Ultrashort pulse laser ablation of steel in ambient air

Abstract

This paper explores large area laser ablation of steel in air at ambient pressure and compares the influence of different pulse duration regimes from femtosecond to nanosecond. It is demonstrated that irradiation with 70 ns long pulses induces sufficient surface heat load to damage the steel by producing a network of microcracks on the entire surface which propagate deep into the bulk. In stark contrast, ultrashort pulse laser ablation maintains the integrity of the steel bulk structure. The first appearance of cracks on surfaces processed at the optimal fluence occurs when the pulse duration is increased to 15 ps.
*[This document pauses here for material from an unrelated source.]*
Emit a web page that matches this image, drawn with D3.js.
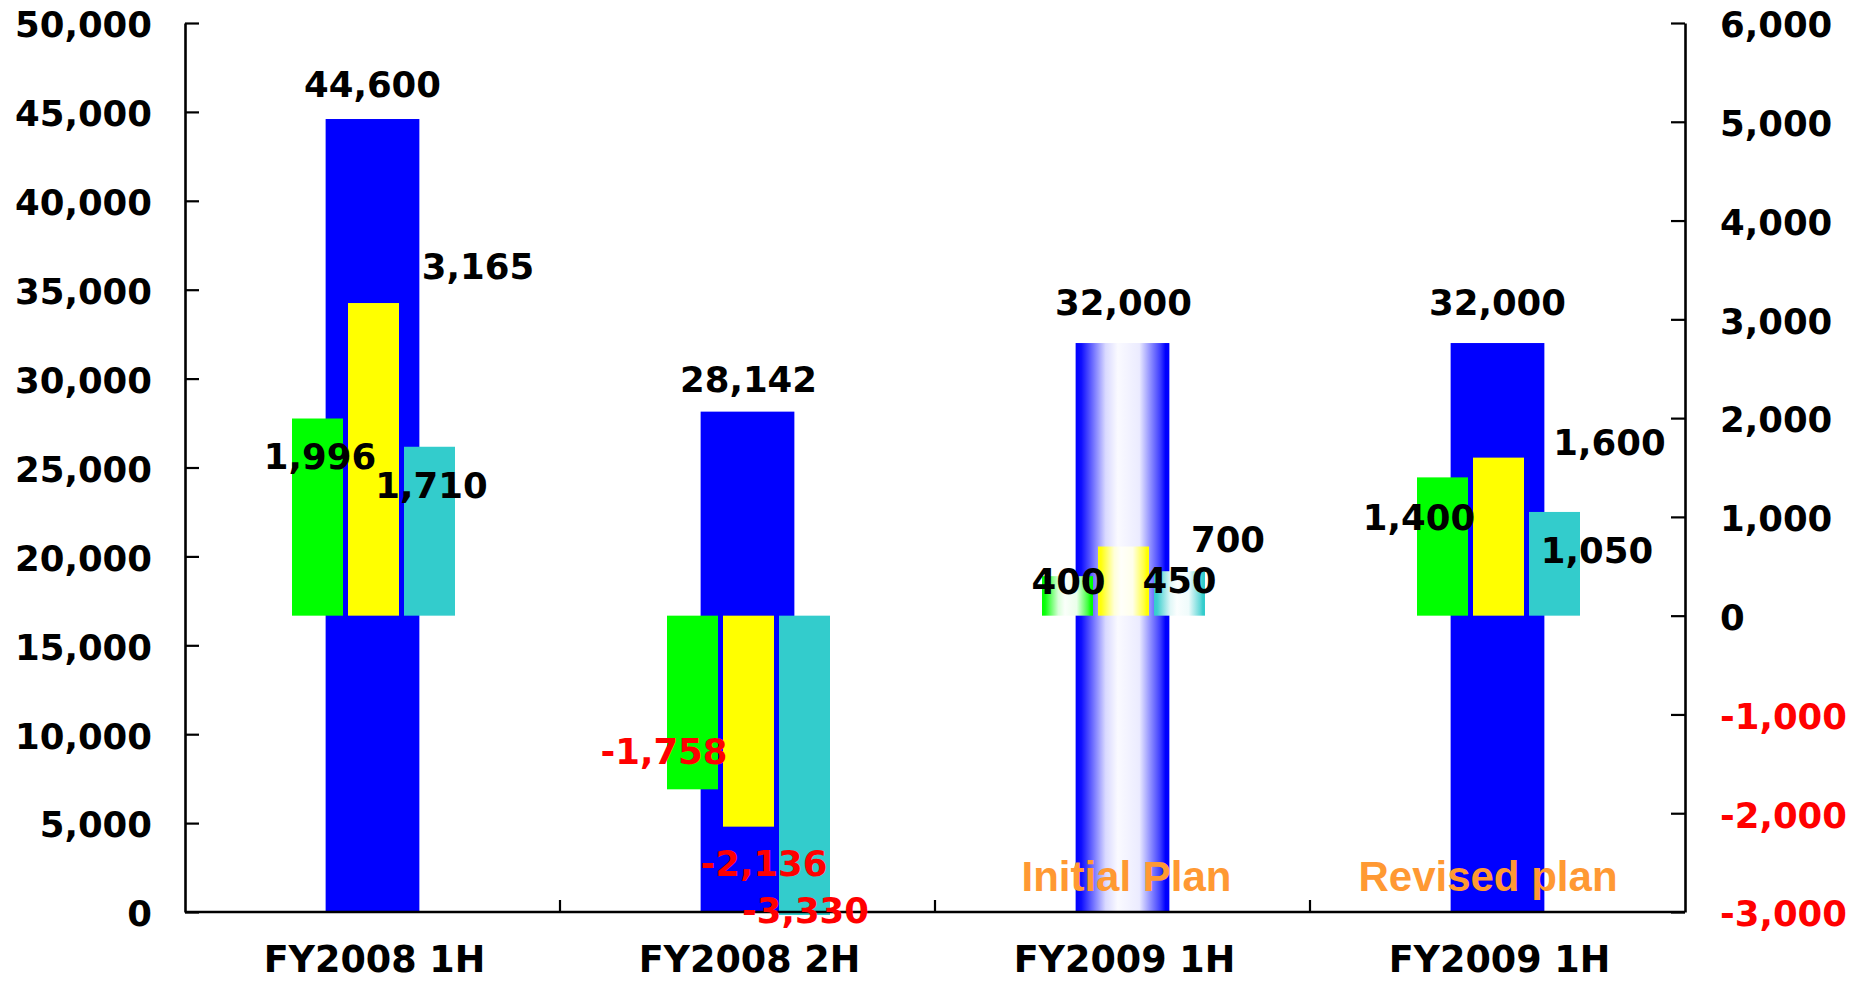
<!DOCTYPE html>
<html><head><meta charset="utf-8">
<script src="https://cdn.jsdelivr.net/npm/d3@7"></script>
<style>body{margin:0;background:#fff}svg{display:block}</style>
</head><body>
<script>
// ---------- data ----------
const categories = ["FY2008 1H", "FY2008 2H", "FY2009 1H", "FY2009 1H"];
const netSales = [44600, 28142, 32000, 32000];          // left axis (blue)
const operatingIncome = [1996, -1758, 400, 1400];       // right axis (green)
const ordinaryIncome = [3165, -2136, 700, 1600];        // right axis (yellow)
const netIncome = [1710, -3330, 450, 1050];             // right axis (teal)
const planNotes = ["", "", "Initial Plan", "Revised plan"];
const leftTicks = [0, 5000, 10000, 15000, 20000, 25000, 30000, 35000, 40000, 45000, 50000];
const rightTicks = [-3000, -2000, -1000, 0, 1000, 2000, 3000, 4000, 5000, 6000];

// ---------- layout / style ----------
const W = 1863, H = 982, L = 185, R = 1685, T = 23, B = 912;
const gradientCats = [false, false, true, false];
const colors = {sales: "#0000ff", op: "#00ff00", ord: "#ffff00", net: "#33cccc"};
const salesLabelOff = [[0, -22], [1, -20], [1, -28], [0, -28]];
const subLabelOff = {
  op:  [[2.5, 50], [-28.5, -25.5], [1, 17.5], [-23.5, 53]],
  ord: [[104.5, -23.7], [15.5, 49], [104.5, 5.7], [111, -3]],
  net: [[2, 51], [1, -21.6], [0, 22], [42.5, 51]]
};
const noteOff = [[0, 0], [0, 0], [4, -21], [-9.5, -21]];
const FONT = "'DejaVu Sans', Verdana, sans-serif";

const fmt = d3.formatLocale({decimal: ".", thousands: ",", grouping: [3], currency: ["$", ""], minus: "-"}).format(",");

const svg = d3.select("body").append("svg").attr("width", W).attr("height", H);
const defs = svg.append("defs");

// gradients
function grad(id, c) {
  const g = defs.append("linearGradient").attr("id", id).attr("x1", 0).attr("x2", 1).attr("y1", 0).attr("y2", 0);
  [[0, c, 1], [0.06, c, 0.95], [0.32, c, 0.15], [0.45, c, 0.02], [0.68, c, 0.08], [0.9, c, 0.75], [0.96, c, 1], [1, c, 1]]
    .forEach(([o, col, a]) => {
      const cc = d3.interpolateRgb("#ffffff", col)(a);
      g.append("stop").attr("offset", o).attr("stop-color", cc);
    });
}
Object.entries(colors).forEach(([k, c]) => grad("g-" + k, c));

defs.append("clipPath").attr("id", "plotclip").append("rect")
  .attr("x", L).attr("y", T - 5).attr("width", R - L).attr("height", B - T + 8);

// scales
const idx = categories.map((d, i) => i);
const x = d3.scaleBand().domain(idx).range([L, R]).padding(0);
const yL = d3.scaleLinear().domain([0, 50000]).range([B, T]);
const yR = d3.scaleLinear().domain([-3000, 6000]).range([B, T]);
const sub = d3.scaleBand().domain(["op", "ord", "net"]).range([-80.5, 82.5]).paddingInner(5 / 56);
const blueW = x.bandwidth() * 0.25;
const cx = i => x(i) + x.bandwidth() / 2;

const bars = svg.append("g").attr("clip-path", "url(#plotclip)");

// blue bars
bars.selectAll("rect.sales").data(netSales).join("rect")
  .attr("class", "sales")
  .attr("x", (d, i) => cx(i) - blueW / 2)
  .attr("width", blueW)
  .attr("y", d => yL(d))
  .attr("height", d => yL(0) - yL(d))
  .attr("fill", (d, i) => gradientCats[i] ? "url(#g-sales)" : colors.sales);

// sub bars
const subSeries = [["op", operatingIncome], ["ord", ordinaryIncome], ["net", netIncome]];
subSeries.forEach(([k, vals]) => {
  bars.selectAll("rect." + k).data(vals).join("rect")
    .attr("class", k)
    .attr("x", (d, i) => cx(i) + sub(k))
    .attr("width", sub.bandwidth())
    .attr("y", d => Math.min(yR(d), yR(0)))
    .attr("height", d => Math.abs(yR(d) - yR(0)))
    .attr("fill", (d, i) => gradientCats[i] ? `url(#g-${k})` : colors[k]);
});

// axes
const axisStyle = g => {
  g.selectAll("path.domain").attr("stroke", "#000").attr("stroke-width", 2.6);
  g.selectAll(".tick line").attr("stroke", "#000").attr("stroke-width", 2.2);
  g.selectAll(".tick text").attr("font-family", FONT).attr("font-weight", "bold")
    .attr("font-size", "35.5px").attr("dy", "0.39em");
};
svg.append("g").attr("transform", `translate(${L},0)`)
  .call(d3.axisLeft(yL).tickValues(leftTicks).tickFormat(fmt).tickSizeInner(-14).tickSizeOuter(0).tickPadding(33))
  .call(axisStyle)
  .call(g => g.selectAll(".tick text").attr("fill", "#000"));
svg.append("g").attr("transform", `translate(${R},0)`)
  .call(d3.axisRight(yR).tickValues(rightTicks).tickFormat(fmt).tickSizeInner(-14).tickSizeOuter(0).tickPadding(35))
  .call(axisStyle)
  .call(g => g.selectAll(".tick text").attr("fill", d => d < 0 ? "#ff0000" : "#000"));

// bottom axis
const bottom = svg.append("g");
bottom.append("line").attr("x1", L).attr("x2", R).attr("y1", B).attr("y2", B)
  .attr("stroke", "#000").attr("stroke-width", 2.6);
bottom.selectAll("line.sep").data(idx.slice(1)).join("line").attr("class", "sep")
  .attr("x1", d => x(d)).attr("x2", d => x(d)).attr("y1", B).attr("y2", B - 12)
  .attr("stroke", "#000").attr("stroke-width", 2.2);
bottom.selectAll("text.cat").data(categories).join("text").attr("class", "cat")
  .attr("x", (d, i) => cx(i) + 2).attr("y", 972)
  .attr("text-anchor", "middle").attr("font-family", FONT).attr("font-weight", "bold")
  .attr("font-size", "36.5px").attr("fill", "#000").text(d => d);

// plan notes
svg.append("g").selectAll("text").data(planNotes).join("text")
  .attr("x", (d, i) => cx(i) + noteOff[i][0]).attr("y", (d, i) => B + noteOff[i][1])
  .attr("text-anchor", "middle").attr("font-family", "'Liberation Sans', Arial, sans-serif")
  .attr("font-weight", "bold").attr("font-size", "42px").attr("fill", "#ff9933").text(d => d);

// data labels
const labels = svg.append("g").attr("font-family", FONT).attr("font-weight", "bold")
  .attr("font-size", "35.5px").attr("text-anchor", "middle");
labels.selectAll("text.sales").data(netSales).join("text").attr("class", "sales")
  .attr("x", (d, i) => cx(i) + salesLabelOff[i][0])
  .attr("y", (d, i) => yL(d) + salesLabelOff[i][1])
  .attr("fill", "#000").text(d => fmt(d));
subSeries.forEach(([k, vals]) => {
  labels.selectAll("text." + k).data(vals).join("text").attr("class", k)
    .attr("x", (d, i) => cx(i) + sub(k) + sub.bandwidth() / 2 + subLabelOff[k][i][0])
    .attr("y", (d, i) => yR(d) + subLabelOff[k][i][1])
    .attr("fill", d => d < 0 ? "#ff0000" : "#000").text(d => fmt(d));
});
</script>
</body></html>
The laser fluence dependence of the ablation rate in the ultrashort pulse regime with 275 fs pulses is investigated and the ablation threshold is determined at 0.25 ± 0.05 J/cm2. The optimal ablation regime in terms of volume removal is established to be an ablation efficiency of 0.20 ± 0.02 mm3/min/W at a fluence of ∼ 1.2 ± 0.3 J/cm2 . Finally, the surface roughness for fluences from the ablation threshold up to 2.5 J/cm2 is analysed and it is demonstrated that the best smoothness of the laser processed surface occurs in the same range of fluences where ablation is most efficient.